Work required: Leave out the pictures and print only the lines from the one with "Rebuild this chart" through the one with "var chart = echarts.init(document.getElementById('chart'));", exactly as they are.

Data shown:
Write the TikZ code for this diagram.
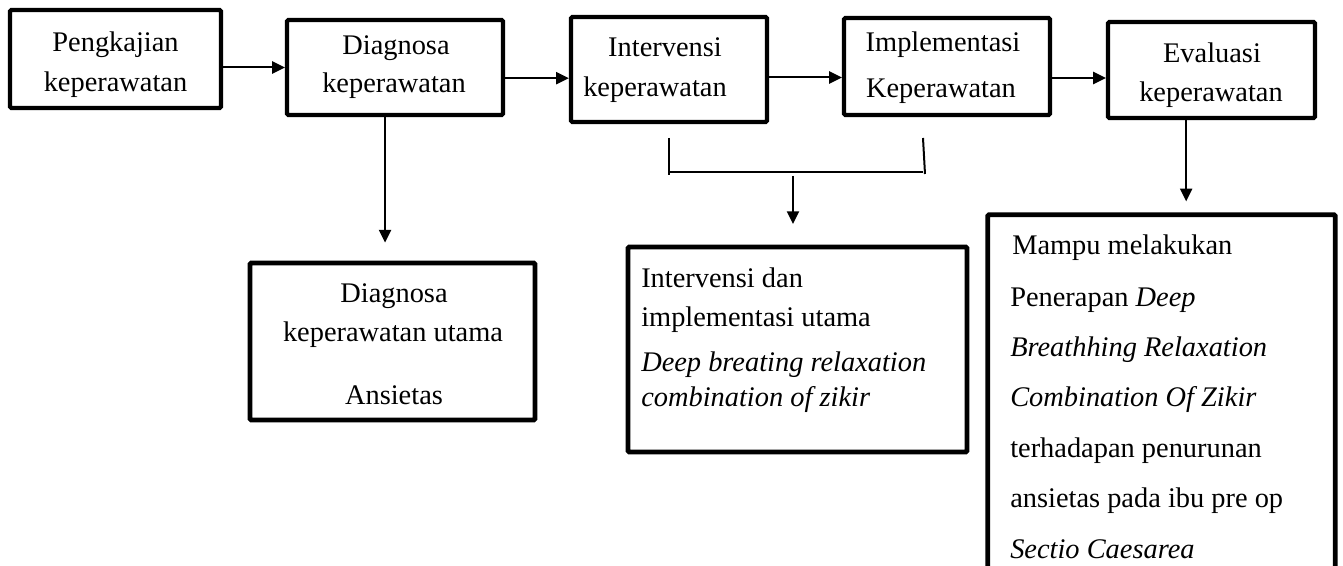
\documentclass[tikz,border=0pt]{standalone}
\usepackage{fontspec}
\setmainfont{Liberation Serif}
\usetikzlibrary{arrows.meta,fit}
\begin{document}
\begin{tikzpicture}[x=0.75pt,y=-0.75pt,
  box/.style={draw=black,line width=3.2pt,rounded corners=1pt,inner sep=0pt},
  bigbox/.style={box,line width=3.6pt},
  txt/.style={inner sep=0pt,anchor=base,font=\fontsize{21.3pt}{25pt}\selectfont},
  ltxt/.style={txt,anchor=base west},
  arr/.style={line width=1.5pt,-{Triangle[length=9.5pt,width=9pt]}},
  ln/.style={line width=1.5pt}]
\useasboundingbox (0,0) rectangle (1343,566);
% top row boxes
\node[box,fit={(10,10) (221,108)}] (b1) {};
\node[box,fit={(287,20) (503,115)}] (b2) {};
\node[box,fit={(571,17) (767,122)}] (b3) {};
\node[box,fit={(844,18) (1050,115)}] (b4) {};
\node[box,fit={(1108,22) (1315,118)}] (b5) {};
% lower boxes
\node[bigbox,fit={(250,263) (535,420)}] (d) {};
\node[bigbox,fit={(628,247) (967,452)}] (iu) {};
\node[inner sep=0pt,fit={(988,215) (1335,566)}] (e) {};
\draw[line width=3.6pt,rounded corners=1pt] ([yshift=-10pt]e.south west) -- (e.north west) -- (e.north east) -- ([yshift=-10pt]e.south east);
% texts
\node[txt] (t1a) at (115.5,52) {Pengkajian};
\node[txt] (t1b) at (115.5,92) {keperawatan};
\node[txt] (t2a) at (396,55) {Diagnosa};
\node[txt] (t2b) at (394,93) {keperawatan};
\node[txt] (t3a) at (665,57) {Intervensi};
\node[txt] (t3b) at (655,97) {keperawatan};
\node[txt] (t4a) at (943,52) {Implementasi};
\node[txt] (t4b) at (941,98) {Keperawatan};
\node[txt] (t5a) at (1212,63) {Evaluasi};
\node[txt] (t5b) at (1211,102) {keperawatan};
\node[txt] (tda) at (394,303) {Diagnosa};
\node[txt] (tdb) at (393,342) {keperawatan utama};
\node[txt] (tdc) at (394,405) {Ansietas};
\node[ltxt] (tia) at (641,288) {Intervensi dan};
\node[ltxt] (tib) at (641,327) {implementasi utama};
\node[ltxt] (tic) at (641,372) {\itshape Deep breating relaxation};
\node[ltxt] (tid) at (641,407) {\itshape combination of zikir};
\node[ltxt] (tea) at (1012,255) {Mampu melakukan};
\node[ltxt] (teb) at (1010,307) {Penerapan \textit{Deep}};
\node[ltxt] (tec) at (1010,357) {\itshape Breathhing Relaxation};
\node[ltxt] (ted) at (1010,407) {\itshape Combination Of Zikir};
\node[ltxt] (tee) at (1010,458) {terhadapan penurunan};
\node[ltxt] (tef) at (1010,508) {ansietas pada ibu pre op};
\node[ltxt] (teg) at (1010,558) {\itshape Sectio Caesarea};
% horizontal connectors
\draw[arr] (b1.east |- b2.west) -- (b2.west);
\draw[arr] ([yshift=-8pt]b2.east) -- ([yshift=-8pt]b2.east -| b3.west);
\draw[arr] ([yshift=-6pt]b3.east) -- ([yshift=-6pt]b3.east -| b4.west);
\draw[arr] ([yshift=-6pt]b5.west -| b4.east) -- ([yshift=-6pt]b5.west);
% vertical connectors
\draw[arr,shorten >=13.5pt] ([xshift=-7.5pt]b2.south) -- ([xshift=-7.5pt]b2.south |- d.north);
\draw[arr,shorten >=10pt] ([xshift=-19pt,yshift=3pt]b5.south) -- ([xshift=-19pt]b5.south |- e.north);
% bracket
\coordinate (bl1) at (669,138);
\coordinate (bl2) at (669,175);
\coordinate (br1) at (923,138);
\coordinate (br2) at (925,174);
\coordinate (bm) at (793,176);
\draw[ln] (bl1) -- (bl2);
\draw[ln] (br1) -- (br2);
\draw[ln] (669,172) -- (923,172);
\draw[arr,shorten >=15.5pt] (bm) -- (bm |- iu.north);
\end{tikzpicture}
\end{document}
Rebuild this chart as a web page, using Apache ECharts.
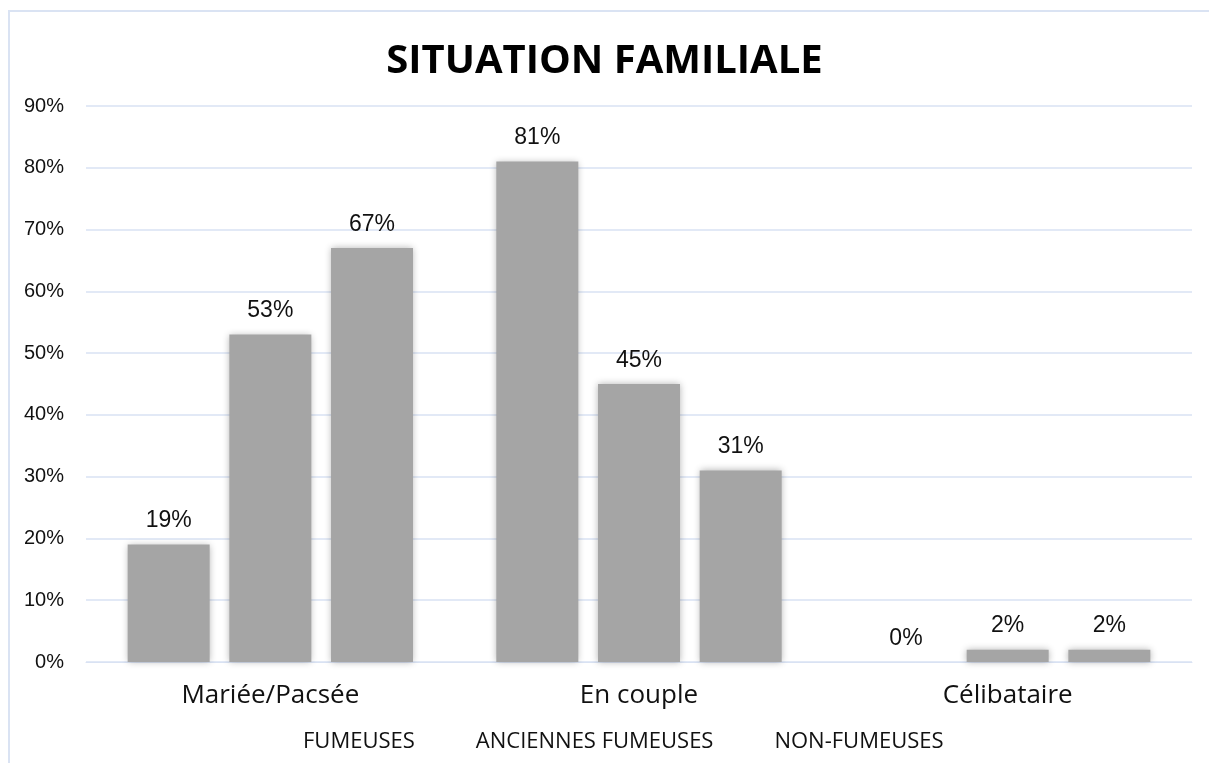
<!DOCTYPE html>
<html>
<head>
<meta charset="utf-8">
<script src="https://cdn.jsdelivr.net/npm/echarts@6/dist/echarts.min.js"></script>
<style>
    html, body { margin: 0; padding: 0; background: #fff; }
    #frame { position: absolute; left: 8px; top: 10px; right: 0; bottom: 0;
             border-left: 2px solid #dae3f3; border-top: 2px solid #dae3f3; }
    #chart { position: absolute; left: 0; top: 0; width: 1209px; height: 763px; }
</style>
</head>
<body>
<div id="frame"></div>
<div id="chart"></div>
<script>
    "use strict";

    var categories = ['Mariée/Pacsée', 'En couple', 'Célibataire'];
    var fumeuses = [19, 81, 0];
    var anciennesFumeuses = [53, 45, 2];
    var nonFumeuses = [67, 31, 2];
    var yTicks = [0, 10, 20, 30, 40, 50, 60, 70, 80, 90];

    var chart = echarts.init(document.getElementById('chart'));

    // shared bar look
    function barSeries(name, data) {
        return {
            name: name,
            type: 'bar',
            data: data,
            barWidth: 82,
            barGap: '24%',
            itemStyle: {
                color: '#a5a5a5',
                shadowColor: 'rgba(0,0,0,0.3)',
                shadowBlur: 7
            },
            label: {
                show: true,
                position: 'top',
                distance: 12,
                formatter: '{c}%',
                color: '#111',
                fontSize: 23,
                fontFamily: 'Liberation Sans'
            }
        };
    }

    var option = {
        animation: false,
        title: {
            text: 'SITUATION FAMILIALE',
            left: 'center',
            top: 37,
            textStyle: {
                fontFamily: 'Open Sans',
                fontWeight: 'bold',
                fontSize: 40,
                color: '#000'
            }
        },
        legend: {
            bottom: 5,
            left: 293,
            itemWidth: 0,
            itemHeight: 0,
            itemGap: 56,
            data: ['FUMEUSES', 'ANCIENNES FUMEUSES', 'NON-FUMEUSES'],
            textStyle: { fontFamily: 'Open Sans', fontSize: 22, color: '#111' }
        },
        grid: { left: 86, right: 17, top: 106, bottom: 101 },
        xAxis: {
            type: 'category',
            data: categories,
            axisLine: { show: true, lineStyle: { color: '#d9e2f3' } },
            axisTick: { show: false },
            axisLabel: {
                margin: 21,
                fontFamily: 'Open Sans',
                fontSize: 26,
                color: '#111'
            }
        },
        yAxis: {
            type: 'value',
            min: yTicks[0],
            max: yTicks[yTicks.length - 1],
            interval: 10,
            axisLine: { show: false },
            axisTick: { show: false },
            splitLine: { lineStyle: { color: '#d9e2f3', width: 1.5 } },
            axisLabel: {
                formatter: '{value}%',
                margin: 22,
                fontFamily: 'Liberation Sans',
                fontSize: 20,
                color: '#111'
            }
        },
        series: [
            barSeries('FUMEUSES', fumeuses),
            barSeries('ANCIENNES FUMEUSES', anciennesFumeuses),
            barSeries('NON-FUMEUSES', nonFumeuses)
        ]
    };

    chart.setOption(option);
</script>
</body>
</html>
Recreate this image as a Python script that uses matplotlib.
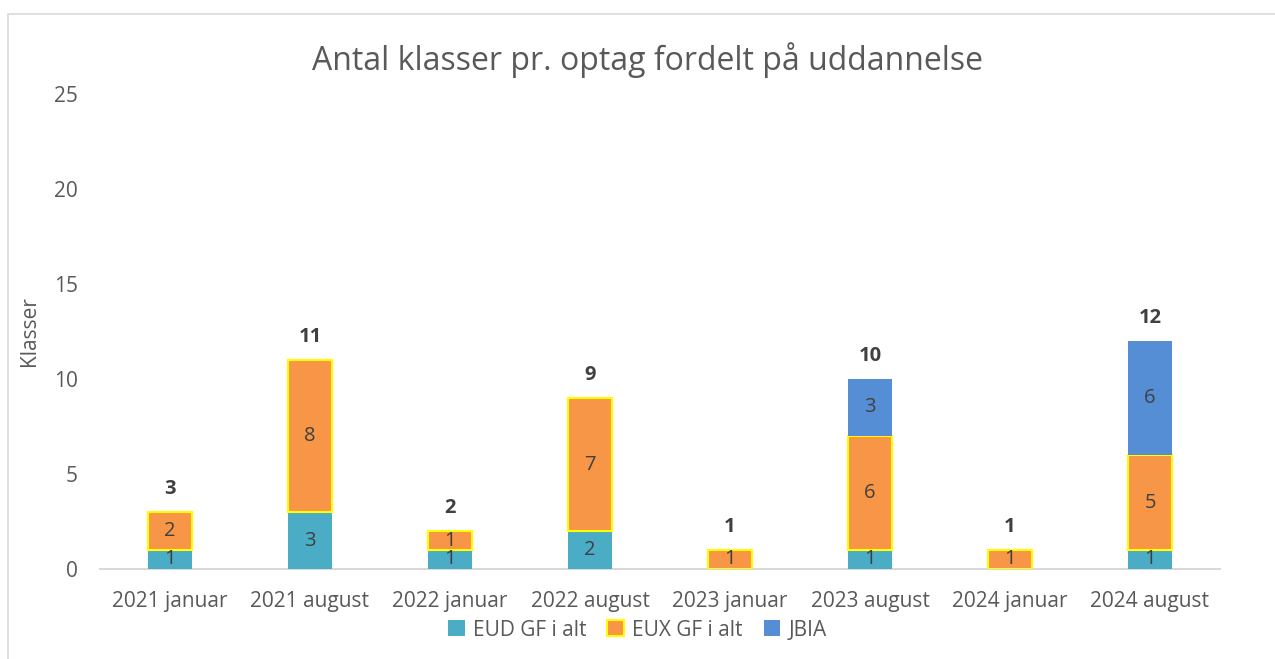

Answer to this problem:
Rebuild this chart as a web page, using Apache ECharts.
<!DOCTYPE html>
<html>
<head>
<meta charset="utf-8">
<script src="https://cdn.jsdelivr.net/npm/echarts@6/dist/echarts.min.js"></script>
<style>
    html, body { margin: 0; padding: 0; background: #fff; }
    #frame { position: absolute; left: 8px; top: 10px; right: 0; bottom: 0;
             border-left: 2px solid #dae3f3; border-top: 2px solid #dae3f3; }
    #chart { position: absolute; left: 0; top: 0; width: 1209px; height: 763px; }
</style>
</head>
<body>
<div id="frame"></div>
<div id="chart"></div>
<script>
    "use strict";

    var categories = ['Mariée/Pacsée', 'En couple', 'Célibataire'];
    var fumeuses = [19, 81, 0];
    var anciennesFumeuses = [53, 45, 2];
    var nonFumeuses = [67, 31, 2];
    var yTicks = [0, 10, 20, 30, 40, 50, 60, 70, 80, 90];

    var chart = echarts.init(document.getElementById('chart'));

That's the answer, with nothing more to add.